Why the new apprenticeships rules could be bad for business 



The recent publication of new federal rules for apprenticeship is a landmark event. The National Apprenticeship System Enhancements, which spans 180 pages, proposes a substantial expansion of regulations overseeing registered apprenticeships, those approved by the Department of Labor and state agencies and offered by employers. 

In one sense, the effort is a welcome recognition of the nation’s growing interest in apprenticeship. Until recently, apprenticeships in America were hardly noticed outside the construction trades. Even within the Labor Department, they were a backwater with minimal funding.  

But starting in 2015, three administrations and lawmakers began to recognize the potential of apprenticeship to upgrade skills and expand opportunity at scale.  

Federal spending on apprenticeships has jumped from about $30 million to over $250 million per year. And while apprenticeship funding is still small compared to other Labor Department training allocations — Job Corps alone is $1.7 billion — and the scale of U.S. apprenticeships remains limited compared to other countries, apprenticeships have attracted widespread, bipartisan support.  

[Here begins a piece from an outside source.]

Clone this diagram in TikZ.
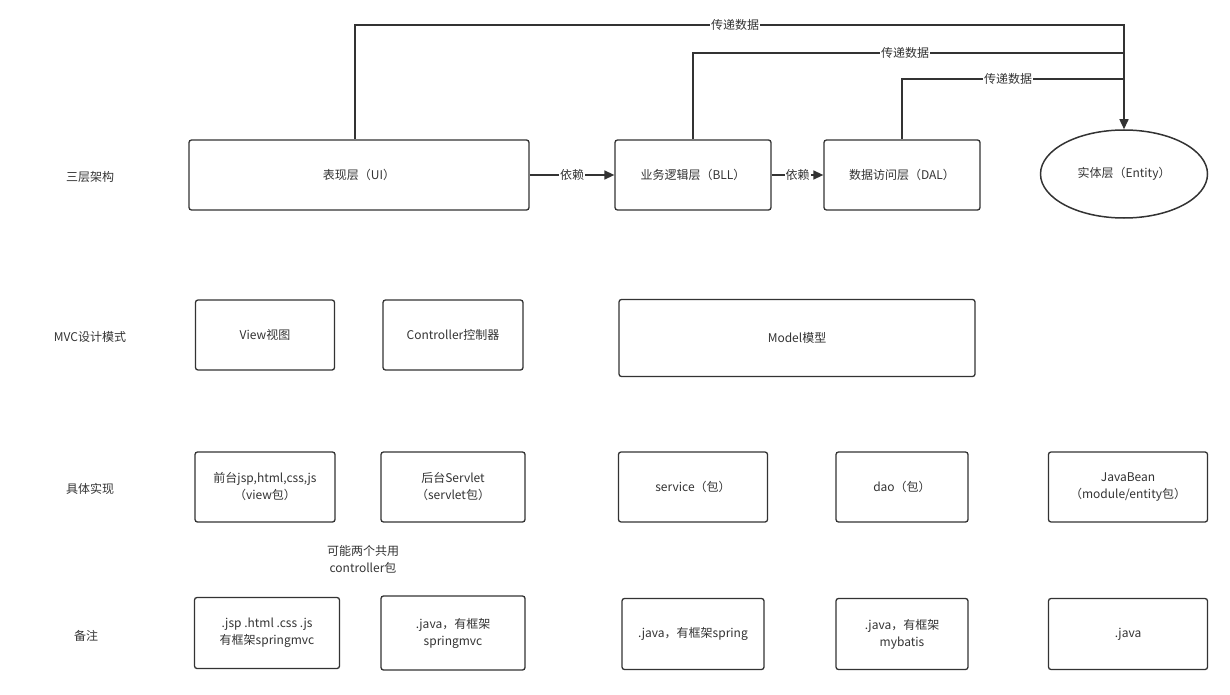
\documentclass[tikz,border=0pt]{standalone}
\usepackage{fontspec}
\setmainfont{Noto Sans CJK SC}
\usetikzlibrary{arrows.meta, shapes.geometric}
\definecolor{linegray}{RGB}{51,51,51}

\begin{document}
\begin{tikzpicture}[
    x=1pt, y=-1pt,
    >={Triangle[length=10pt, width=9pt]},
    font=\fontsize{12}{17}\selectfont,
    box/.style={rectangle, draw=linegray, line width=1.3pt, rounded corners=2.5pt, fill=white, align=center, inner sep=0pt, text=black!80},
    layerbox/.style={box, minimum height=70pt},
    mvcbox/.style={box, minimum height=70pt},
    implbox/.style={box, minimum height=70pt},
    notebox/.style={box, minimum height=71pt},
    entitybox/.style={ellipse, draw=linegray, line width=1.5pt, minimum width=167pt, minimum height=88pt, inner sep=0pt, text=black!80},
    rowlabel/.style={text=black!80},
    conn/.style={draw=linegray, line width=1.5pt},
    linelabel/.style={fill=white, inner sep=1pt, text=black!80},
]
    \useasboundingbox (0,0) rectangle (1230,695);

    % row titles
    \node[rowlabel] (r1) at (90,177) {三层架构};
    \node[rowlabel] (r2) at (90,337) {MVC设计模式};
    \node[rowlabel] (r3) at (90,489) {具体实现};
    \node[rowlabel] (r4) at (86,636) {备注};

    % three layers
    \node[layerbox, minimum width=340pt] (ui) at (359,175) {表现层（UI）};
    \node[layerbox, minimum width=156pt] (bll) at (693,175) {业务逻辑层（BLL）};
    \node[layerbox, minimum width=156pt] (dal) at (902,175) {数据访问层（DAL）};
    \node[entitybox] (entity) at (1124,174) {实体层（Entity）};

    \draw[conn, ->] (ui.east) -- node[linelabel] (dep1) {依赖} (bll.west);
    \draw[conn, ->] (bll.east) -- node[linelabel] (dep2) {依赖} (dal.west);

    % data passing lines
    \coordinate (top1) at (1124,25);
    \coordinate (top2) at (1124,53);
    \coordinate (top3) at (1124,79);
    \draw[conn, ->] ([xshift=-4pt]ui.north) |- (top1) -- (entity.north);
    \draw[conn] (bll.north) |- (top2);
    \draw[conn] (dal.north) |- (top3);
    \node[linelabel] (pass1) at (735,25) {传递数据};
    \node[linelabel] (pass2) at (905,53) {传递数据};
    \node[linelabel] (pass3) at (1008,79) {传递数据};

    % MVC
    \node[mvcbox, minimum width=139pt] (view) at (265,335) {View视图};
    \node[mvcbox, minimum width=140pt] (ctrl) at (453,335) {Controller控制器};
    \node[mvcbox, minimum width=356pt, minimum height=77pt] (model) at (797,338) {Model模型};

    % implementation
    \node[implbox, minimum width=140pt] (front) at (265,487) {前台jsp,html,css,js\\（view包）};
    \node[implbox, minimum width=144pt] (back) at (453,487) {后台Servlet\\（servlet包）};
    \node[implbox, minimum width=149pt] (service) at (693,487) {service（包）};
    \node[implbox, minimum width=132pt] (dao) at (902,487) {dao（包）};
    \node[implbox, minimum width=159pt] (bean) at (1128,487) {JavaBean\\（module/entity包）};

    \node[align=center, text=black!80] (share) at (363,559) {可能两个共用\\controller包};

    % notes
    \node[notebox, minimum width=145pt] (n1) at (267,633) {.jsp .html .css .js\\有框架springmvc};
    \node[notebox, minimum width=144pt, minimum height=74pt] (n2) at (453,633) {.java，有框架\\springmvc};
    \node[notebox, minimum width=142pt] (n3) at (693,634) {.java，有框架spring};
    \node[notebox, minimum width=132pt] (n4) at (902,634) {.java，有框架\\mybatis};
    \node[notebox, minimum width=159pt] (n5) at (1128,634) {.java};
\end{tikzpicture}
\end{document}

But more attention is a double-edged sword. And in its latest effort to clarify the rules, the Labor Department may be creating a whole new slate of challenges. 

The new rules are far reaching and lengthy. Many aim to increase protections for apprentices.  Others deal with the way employers register their programs and how the federal Office of Apprenticeship defines an occupation suitable for apprenticeships. And some create an entire new category of registered apprenticeships linked to career and technical education (CTE) in high schools and postsecondary programs.  

There’s much that’s commendable in these new rules. For instance, they call for building national occupation standards with the potential to reduce the burden on employers of having to develop and specify on their own the skills they plan to teach. They limit the power of state councils to slow program registrations (though so far the Office of Apprenticeship has not enforced this provision). They also increase flexibility in the required number of skilled workers (or journeypersons) relative to apprentices.  

But the rules overreach in adding extensive new reporting requirements, including the mandate that employers must demonstrate their financial viability. This sounds good, but what businesses will be eager to show their accounts to the Labor Department for the uncertain benefit of registering a program?  

The negative effect could be especially harmful to small businesses interested in apprenticeships. Given the sheer amount of added paperwork, one wonders whether rule writers considered the tradeoff between protecting apprentices and attracting employers to create apprenticeships. Regulators have no power to allocate money for apprenticeships. But without such funding, new requirements like these are likely to discourage participation in the registered apprenticeship system. 

The new “CTE apprenticeships” proposed in the rules are another example of a good idea gone awry. They’re meant as a response to the long overdue efforts to engage young people in apprenticeships; the countries most successful in scaling apprenticeship start the apprentice’s training by age 17 — well below the average age of U.S. apprentices (age 30). Yet, instead of encouraging initiatives to start registered apprenticeships in late high school, the Labor Department’s proposal would establish an alternative system entirely, one that shifts from occupational competence to industry standards and that increases classroom instruction and reduces work-based learning.  

Using high school and community college CTE programs for the classroom instruction component of registered apprenticeships makes sense, as does recruiting young people soon after leaving high school. But we don’t need a separate system to do so. 

With these rules, the Labor Department aims to make sure that all registered apprenticeships are of high quality and achieve diversity objectives. Yet, doing so by adding a range of new obligations on employers is likely to conflict with the goal of scaling apprenticeships. Building on today’s registered apprenticeships should involve simplifying, not dramatically expanding, the rules guiding employers.   

However well-intentioned, new rules won’t be enough to scale U.S. apprenticeships. 

Apprenticeships aren’t training programs, they’re jobs. And unless an employer is willing to hire an untrained worker and pay them before they become fully productive, apprenticeship opportunities will remain limited. To realize their potential, the federal government must also provide adequate funding to stimulate employers to hire enough apprentices for all Americans who want to pursue one. Consider, for instance, a “pay for apprenticeship” model that would provide funding for the intermediary organizations that sell and organize apprenticeships based on how many apprentices employer partners actually hire and train. Such a policy would be a welcome carrot to counterbalance a rule that mostly adds new sticks. 

Robert I. Lerman is chairman of the board at the nonprofit Apprenticeships for America.